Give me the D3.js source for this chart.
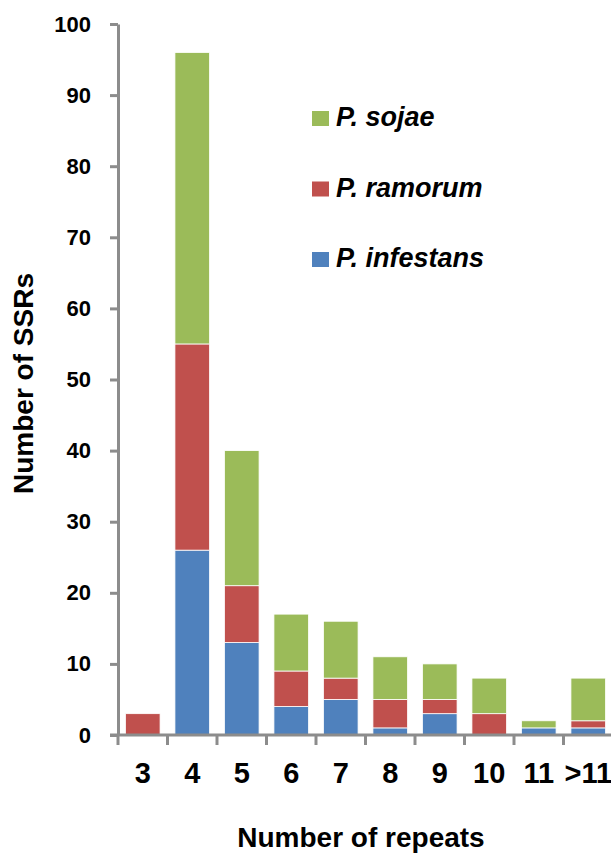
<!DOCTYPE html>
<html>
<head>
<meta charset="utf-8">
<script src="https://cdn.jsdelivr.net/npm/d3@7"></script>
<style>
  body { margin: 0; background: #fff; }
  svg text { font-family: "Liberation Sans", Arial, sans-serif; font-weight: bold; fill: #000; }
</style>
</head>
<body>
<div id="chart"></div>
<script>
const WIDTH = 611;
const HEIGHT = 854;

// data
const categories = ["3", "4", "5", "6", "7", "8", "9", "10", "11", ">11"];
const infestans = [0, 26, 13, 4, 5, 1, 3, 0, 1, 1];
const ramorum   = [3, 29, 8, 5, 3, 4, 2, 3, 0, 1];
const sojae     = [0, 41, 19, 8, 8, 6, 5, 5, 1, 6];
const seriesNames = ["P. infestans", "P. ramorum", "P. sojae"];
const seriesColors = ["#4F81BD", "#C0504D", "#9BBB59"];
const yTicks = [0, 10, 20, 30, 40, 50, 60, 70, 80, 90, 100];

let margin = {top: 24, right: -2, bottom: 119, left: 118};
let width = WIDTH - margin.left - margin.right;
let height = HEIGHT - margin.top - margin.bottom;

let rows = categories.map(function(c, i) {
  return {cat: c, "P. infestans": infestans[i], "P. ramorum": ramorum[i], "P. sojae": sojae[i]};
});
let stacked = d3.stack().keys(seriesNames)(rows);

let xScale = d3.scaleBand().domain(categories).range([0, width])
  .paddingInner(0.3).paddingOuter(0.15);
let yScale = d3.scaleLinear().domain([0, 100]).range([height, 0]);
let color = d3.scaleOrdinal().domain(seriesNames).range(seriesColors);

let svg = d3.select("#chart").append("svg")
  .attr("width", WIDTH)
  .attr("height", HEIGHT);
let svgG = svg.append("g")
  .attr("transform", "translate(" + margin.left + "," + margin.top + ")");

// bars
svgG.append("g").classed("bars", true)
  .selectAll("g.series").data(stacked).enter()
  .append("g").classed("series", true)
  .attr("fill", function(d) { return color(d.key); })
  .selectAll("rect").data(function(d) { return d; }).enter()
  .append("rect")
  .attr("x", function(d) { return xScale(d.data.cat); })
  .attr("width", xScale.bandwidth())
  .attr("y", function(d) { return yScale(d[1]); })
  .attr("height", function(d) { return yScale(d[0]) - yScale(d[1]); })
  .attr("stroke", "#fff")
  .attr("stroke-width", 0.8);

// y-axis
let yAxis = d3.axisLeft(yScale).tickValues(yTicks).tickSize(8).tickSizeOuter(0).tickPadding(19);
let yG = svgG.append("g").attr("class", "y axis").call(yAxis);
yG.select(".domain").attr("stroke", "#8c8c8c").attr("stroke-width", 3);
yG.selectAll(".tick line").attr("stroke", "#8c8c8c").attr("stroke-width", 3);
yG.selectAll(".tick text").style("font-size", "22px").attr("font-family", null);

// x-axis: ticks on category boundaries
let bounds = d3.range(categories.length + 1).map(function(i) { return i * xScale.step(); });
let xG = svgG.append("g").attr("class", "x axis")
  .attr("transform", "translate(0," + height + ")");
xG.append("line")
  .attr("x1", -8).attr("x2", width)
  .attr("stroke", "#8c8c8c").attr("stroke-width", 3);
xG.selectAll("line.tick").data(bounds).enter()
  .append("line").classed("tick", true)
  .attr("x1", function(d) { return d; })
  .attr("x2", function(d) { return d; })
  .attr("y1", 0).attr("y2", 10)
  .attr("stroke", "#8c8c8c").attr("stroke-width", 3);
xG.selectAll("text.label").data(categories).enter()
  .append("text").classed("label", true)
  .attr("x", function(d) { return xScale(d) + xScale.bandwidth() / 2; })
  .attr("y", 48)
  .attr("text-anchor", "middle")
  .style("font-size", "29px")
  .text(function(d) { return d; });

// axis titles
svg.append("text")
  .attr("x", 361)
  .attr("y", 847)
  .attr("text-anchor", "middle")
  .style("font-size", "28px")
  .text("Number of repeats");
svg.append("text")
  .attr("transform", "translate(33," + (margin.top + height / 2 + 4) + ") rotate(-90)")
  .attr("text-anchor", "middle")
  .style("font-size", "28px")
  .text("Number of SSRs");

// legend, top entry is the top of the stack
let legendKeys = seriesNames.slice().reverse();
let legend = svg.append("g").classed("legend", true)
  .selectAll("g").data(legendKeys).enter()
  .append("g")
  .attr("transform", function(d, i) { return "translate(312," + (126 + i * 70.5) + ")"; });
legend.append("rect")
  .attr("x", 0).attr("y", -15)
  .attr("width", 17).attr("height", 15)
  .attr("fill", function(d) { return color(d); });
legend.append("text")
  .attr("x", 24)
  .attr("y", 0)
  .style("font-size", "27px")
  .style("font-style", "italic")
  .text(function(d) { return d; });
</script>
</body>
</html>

§ §

(The problem):
The data above should be repeated exactly, minus any pictures.

(Written answer):
Give me the D3.js source for this chart.
<!DOCTYPE html>
<html>
<head>
<meta charset="utf-8">
<script src="https://cdn.jsdelivr.net/npm/d3@7"></script>
<style>
  body { margin: 0; background: #fff; }
  svg text { font-family: "Liberation Sans", Arial, sans-serif; font-weight: bold; fill: #000; }
</style>
</head>
<body>
<div id="chart"></div>
<script>
const WIDTH = 611;
const HEIGHT = 854;

// data
const categories = ["3", "4", "5", "6", "7", "8", "9", "10", "11", ">11"];
const infestans = [0, 26, 13, 4, 5, 1, 3, 0, 1, 1];
const ramorum   = [3, 29, 8, 5, 3, 4, 2, 3, 0, 1];
const sojae     = [0, 41, 19, 8, 8, 6, 5, 5, 1, 6];
const seriesNames = ["P. infestans", "P. ramorum", "P. sojae"];
const seriesColors = ["#4F81BD", "#C0504D", "#9BBB59"];
const yTicks = [0, 10, 20, 30, 40, 50, 60, 70, 80, 90, 100];

let margin = {top: 24, right: -2, bottom: 119, left: 118};
let width = WIDTH - margin.left - margin.right;
let height = HEIGHT - margin.top - margin.bottom;

let rows = categories.map(function(c, i) {
  return {cat: c, "P. infestans": infestans[i], "P. ramorum": ramorum[i], "P. sojae": sojae[i]};
});
let stacked = d3.stack().keys(seriesNames)(rows);

let xScale = d3.scaleBand().domain(categories).range([0, width])
  .paddingInner(0.3).paddingOuter(0.15);
let yScale = d3.scaleLinear().domain([0, 100]).range([height, 0]);
let color = d3.scaleOrdinal().domain(seriesNames).range(seriesColors);

let svg = d3.select("#chart").append("svg")
  .attr("width", WIDTH)
  .attr("height", HEIGHT);
let svgG = svg.append("g")
  .attr("transform", "translate(" + margin.left + "," + margin.top + ")");

// bars
svgG.append("g").classed("bars", true)
  .selectAll("g.series").data(stacked).enter()
  .append("g").classed("series", true)
  .attr("fill", function(d) { return color(d.key); })
  .selectAll("rect").data(function(d) { return d; }).enter()
  .append("rect")
  .attr("x", function(d) { return xScale(d.data.cat); })
  .attr("width", xScale.bandwidth())
  .attr("y", function(d) { return yScale(d[1]); })
  .attr("height", function(d) { return yScale(d[0]) - yScale(d[1]); })
  .attr("stroke", "#fff")
  .attr("stroke-width", 0.8);

// y-axis
let yAxis = d3.axisLeft(yScale).tickValues(yTicks).tickSize(8).tickSizeOuter(0).tickPadding(19);
let yG = svgG.append("g").attr("class", "y axis").call(yAxis);
yG.select(".domain").attr("stroke", "#8c8c8c").attr("stroke-width", 3);
yG.selectAll(".tick line").attr("stroke", "#8c8c8c").attr("stroke-width", 3);
yG.selectAll(".tick text").style("font-size", "22px").attr("font-family", null);

// x-axis: ticks on category boundaries
let bounds = d3.range(categories.length + 1).map(function(i) { return i * xScale.step(); });
let xG = svgG.append("g").attr("class", "x axis")
  .attr("transform", "translate(0," + height + ")");
xG.append("line")
  .attr("x1", -8).attr("x2", width)
  .attr("stroke", "#8c8c8c").attr("stroke-width", 3);
xG.selectAll("line.tick").data(bounds).enter()
  .append("line").classed("tick", true)
  .attr("x1", function(d) { return d; })
  .attr("x2", function(d) { return d; })
  .attr("y1", 0).attr("y2", 10)
  .attr("stroke", "#8c8c8c").attr("stroke-width", 3);
xG.selectAll("text.label").data(categories).enter()
  .append("text").classed("label", true)
  .attr("x", function(d) { return xScale(d) + xScale.bandwidth() / 2; })
  .attr("y", 48)
  .attr("text-anchor", "middle")
  .style("font-size", "29px")
  .text(function(d) { return d; });

// axis titles
svg.append("text")
  .attr("x", 361)
  .attr("y", 847)
  .attr("text-anchor", "middle")
  .style("font-size", "28px")
  .text("Number of repeats");
svg.append("text")
  .attr("transform", "translate(33," + (margin.top + height / 2 + 4) + ") rotate(-90)")
  .attr("text-anchor", "middle")
  .style("font-size", "28px")
  .text("Number of SSRs");

// legend, top entry is the top of the stack
let legendKeys = seriesNames.slice().reverse();
let legend = svg.append("g").classed("legend", true)
  .selectAll("g").data(legendKeys).enter()
  .append("g")
  .attr("transform", function(d, i) { return "translate(312," + (126 + i * 70.5) + ")"; });
legend.append("rect")
  .attr("x", 0).attr("y", -15)
  .attr("width", 17).attr("height", 15)
  .attr("fill", function(d) { return color(d); });
legend.append("text")
  .attr("x", 24)
  .attr("y", 0)
  .style("font-size", "27px")
  .style("font-style", "italic")
  .text(function(d) { return d; });
</script>
</body>
</html>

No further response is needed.